Augmentation des prix des denrées alimentaires et des dépenses aux États-Unis depuis 1980

L’aversion pour le risque reflète la prudence

Un indice composite d’aversion pour le risque qui mesure l’écart et la volatilité sur les marchés des titres de créance, des actions, des pays émergents et des monnaies a récemment atteint son plus haut niveau depuis avril 2020 (qui était lui-même le plus haut niveau depuis la crise financière mondiale). Plus précisément, l’aversion pour le risque global du marché est supérieure à deux écarts-types par rapport à sa moyenne à long terme. En d’autres termes, les marchés se montrent craintifs.

Avec peu de « portes de sortie » réalistes pour la désescalade dans un avenir prévisible, l’aversion pour le risque devrait rester élevée.

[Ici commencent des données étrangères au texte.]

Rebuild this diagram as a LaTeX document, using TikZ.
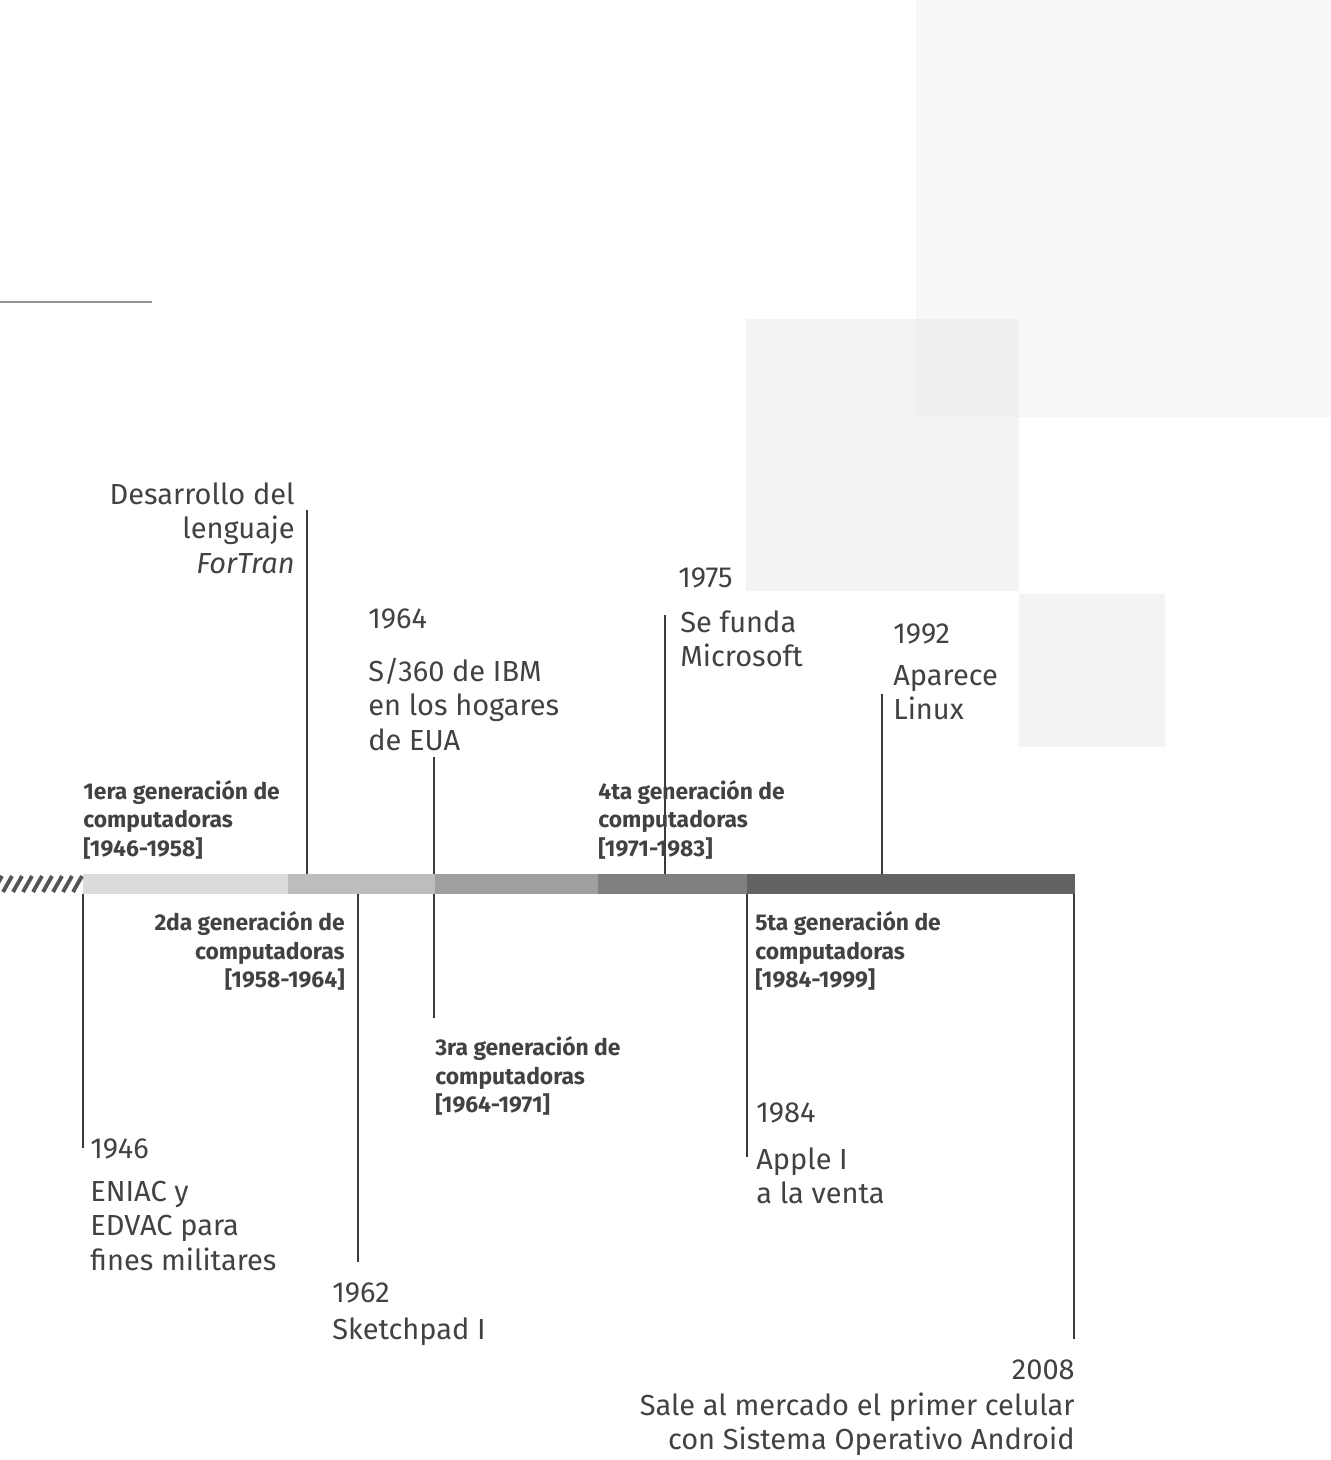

Nous avons donc examiné le rendement de l’indice S&P 500, de l’indice MSCI Marchés émergents, du dollar américain et des taux des titres du Trésor américain à 10 ans pour avoir une idée des risques si l’aversion à leur égard devait rester élevée. En général, les résultats indiquent une baisse du rendement des actions (et une contre-performance des marchés émergents), un dollar américain plus fort ainsi qu’un recul des taux des titres du Trésor.

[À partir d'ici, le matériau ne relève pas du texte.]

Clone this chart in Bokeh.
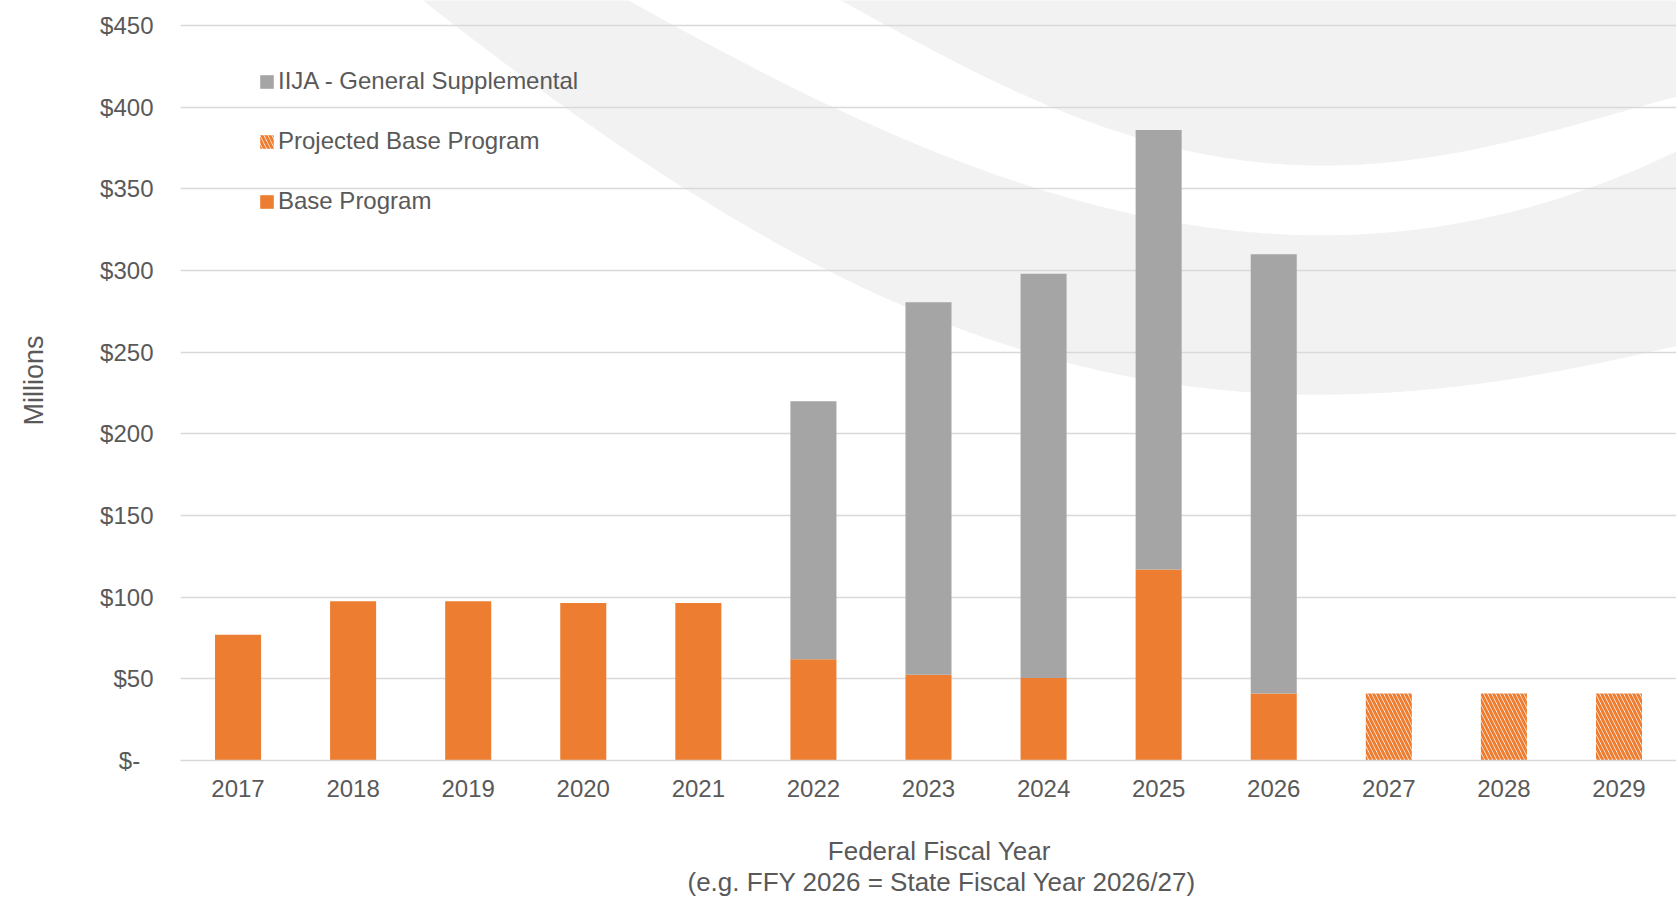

À ce stade, les chocs de l’offre et de la demande (réduction de l’offre mondiale de produits de base; inflation des prix des produits de base; réduction des exportations vers la région; diminution de la confiance des consommateurs et des entreprises) liés à la crise en Ukraine commencent à être bien compris. Mais nous pensons qu’un des risques macroéconomiques et de marché sous-estimés est que la confluence de l’aversion pour le risque et des sanctions (y compris « l’autosanction », par laquelle les contreparties évitent de traiter même avec des noms non sanctionnés pour éviter le risque de sanctions ultérieures) pourrait entraîner une perturbation majeure des chaînes de garanties mondiales et du financement en dollars américains. Cette évolution pourrait se transformer en un choc de financement/liquidité, ce qui nuirait davantage à la croissance économique. Même si les tensions de financement ne se manifestent pas encore dans la crise actuelle, la prudence est de mise.